Business Services Industry
Google gets exclusive: some IHEs can't get listed in Google's University Search
University Business, April, 2005
Google must be really busy. According to a number of IHE administrators, despite many attempts to list their schools on Google's free University Search, they have yet to see their schools' names on the list.
The list features names of IHEs with links to their websites. After clicking on the school's name, you are taken to a page where you are then allowed to search within the school's website.
On the Google webpage describing the procedure, says Mark Mende, coordinator of electronic communications at St. Lawrence, "there is an insinuation that the more people who submit your school, the better."
Jennifer Canup, of the UTHSC-H's Office of Public Affairs, thinks the "instructions are very vague" on how to submit a school, and says, "Some campuses have even advertised to their students and faculty to submit their schools to Google," with no luck. Canup knows of more than 20 IHEs that cannot get listed.
Some are also beginning to question the value of being listed. "I'm not sure of the importance of being listed from a recruiting point of view," says Mende. St. Lawrence has 2,000 students enrolled this year.

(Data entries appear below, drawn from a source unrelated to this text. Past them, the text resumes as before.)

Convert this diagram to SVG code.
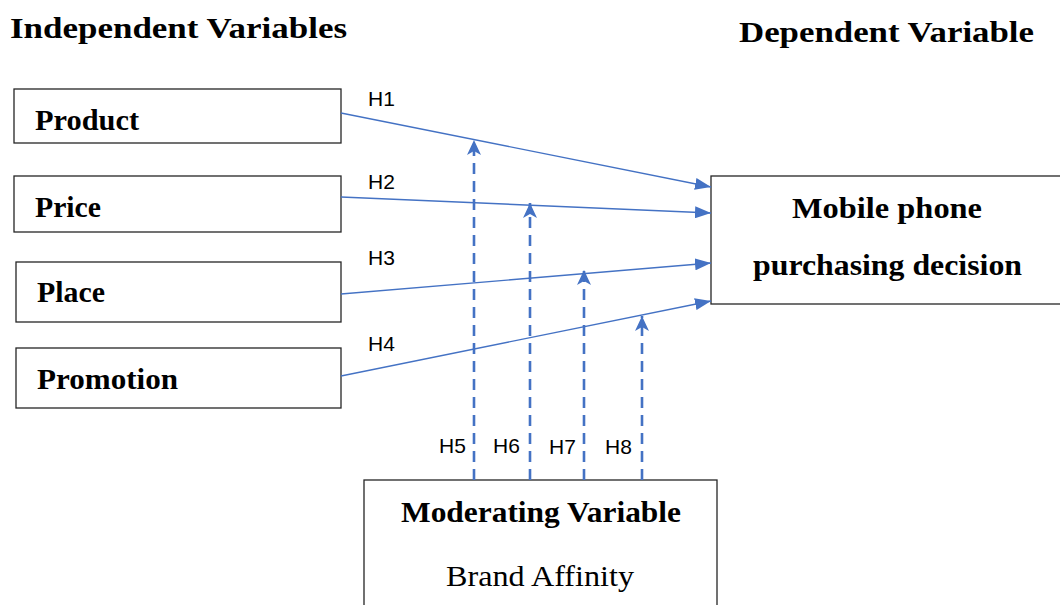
<svg xmlns="http://www.w3.org/2000/svg" width="1060" height="605" viewBox="0 0 1060 605">
<style>
.box{fill:#fff;stroke:#262626;stroke-width:1.3}
.title{font-family:"Liberation Serif",serif;font-weight:bold;font-size:30px;fill:#000}
.node{font-family:"Liberation Serif",serif;font-weight:bold;font-size:30px;fill:#000}
.reg{font-family:"Liberation Serif",serif;font-size:29px;fill:#000}
.h{font-family:"Liberation Sans",Arial,sans-serif;font-size:21px;fill:#000}
.solid{stroke:#4472C4;stroke-width:1.4;fill:none}
.dash{stroke:#4472C4;stroke-width:2.6;fill:none;stroke-dasharray:11 7}
</style>
<defs>
<marker id="tri" viewBox="0 0 16 12" refX="16" refY="6" markerWidth="16" markerHeight="12" markerUnits="userSpaceOnUse" orient="auto">
<path d="M0,0 L16,6 L0,12 z" fill="#4472C4"/>
</marker>
<marker id="notch" viewBox="0 0 15 14" refX="15" refY="7" markerWidth="15" markerHeight="14" markerUnits="userSpaceOnUse" orient="auto">
<path d="M0,0 L15,7 L0,14 L4,7 z" fill="#4472C4"/>
</marker>
</defs>
<text class="title" x="10" y="38" textLength="337" lengthAdjust="spacingAndGlyphs">Independent Variables</text>
<text class="title" x="739" y="42" textLength="295" lengthAdjust="spacingAndGlyphs">Dependent Variable</text>
<g id="product"><rect class="box" x="14" y="89" width="327" height="54"/><text class="node" x="35" y="130" textLength="104" lengthAdjust="spacingAndGlyphs">Product</text></g>
<g id="price"><rect class="box" x="14" y="176" width="327" height="56"/><text class="node" x="35" y="217" textLength="66" lengthAdjust="spacingAndGlyphs">Price</text></g>
<g id="place"><rect class="box" x="16" y="262" width="325" height="60"/><text class="node" x="37" y="302" textLength="68" lengthAdjust="spacingAndGlyphs">Place</text></g>
<g id="promotion"><rect class="box" x="16" y="348" width="325" height="60"/><text class="node" x="37" y="389" textLength="141" lengthAdjust="spacingAndGlyphs">Promotion</text></g>
<g id="decision"><rect class="box" x="711" y="176" width="360" height="128"/><text class="node" x="792" y="218" textLength="190" lengthAdjust="spacingAndGlyphs">Mobile phone</text><text class="node" x="753" y="275" textLength="269" lengthAdjust="spacingAndGlyphs">purchasing decision</text></g>
<g id="moderator"><rect class="box" x="364" y="480" width="353" height="140"/><text class="node" x="401" y="522" textLength="280" lengthAdjust="spacingAndGlyphs">Moderating Variable</text><text class="reg" x="446" y="586" textLength="188" lengthAdjust="spacingAndGlyphs">Brand Affinity</text></g>
<g id="connectors">
<line class="solid" x1="341" y1="113" x2="711" y2="187" marker-end="url(#tri)"/>
<line class="solid" x1="341" y1="197" x2="711" y2="213" marker-end="url(#tri)"/>
<line class="solid" x1="341" y1="294" x2="711" y2="263" marker-end="url(#tri)"/>
<line class="solid" x1="341" y1="376" x2="711" y2="301" marker-end="url(#tri)"/>
<line class="dash" x1="474" y1="480" x2="474" y2="140" marker-end="url(#notch)"/>
<line class="dash" x1="530" y1="480" x2="530" y2="203" marker-end="url(#notch)"/>
<line class="dash" x1="584" y1="480" x2="584" y2="270" marker-end="url(#notch)"/>
<line class="dash" x1="642" y1="480" x2="642" y2="316" marker-end="url(#notch)"/>
<text class="h" x="368" y="106">H1</text>
<text class="h" x="368" y="189">H2</text>
<text class="h" x="368" y="265">H3</text>
<text class="h" x="368" y="351">H4</text>
<text class="h" x="439" y="453">H5</text>
<text class="h" x="493" y="453">H6</text>
<text class="h" x="549" y="454">H7</text>
<text class="h" x="605" y="454">H8</text>
</g>
</svg>
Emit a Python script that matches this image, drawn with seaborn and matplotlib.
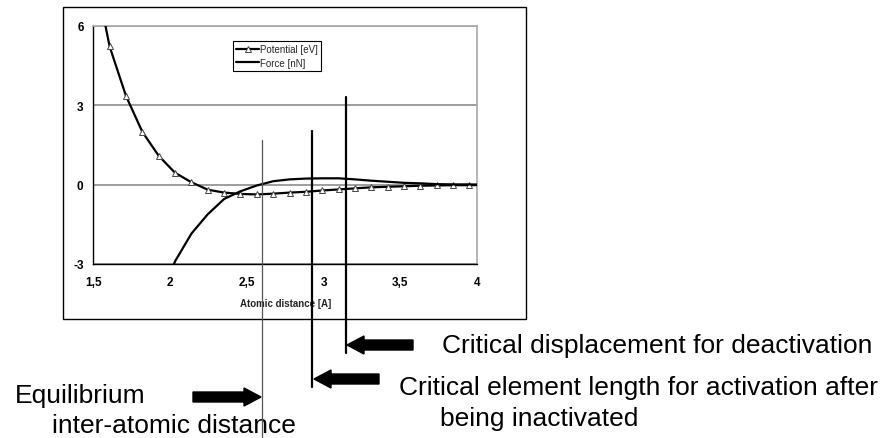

"I couldn't say we're losing money or traffic," says Scott Crevier, web developer at St. Norbert College (Wis.), which also has 2,000 students, and has been continually submitting the school since February 2004. "We already get a lot of traffic."
But it is common knowledge that Google is a high-profile website, "and we're trying to make sure we're not excluded from the list," Crevier says.
It is not even clear if it is a matter of only small, or lesser-known IHEs being excluded from the list since The University of Texas Health Science Center at Houston, which includes a medical school, could not get listed either.
"If it's a popularity contest, they should make it clearer," says Mende. Google could not be reached for immediate comment.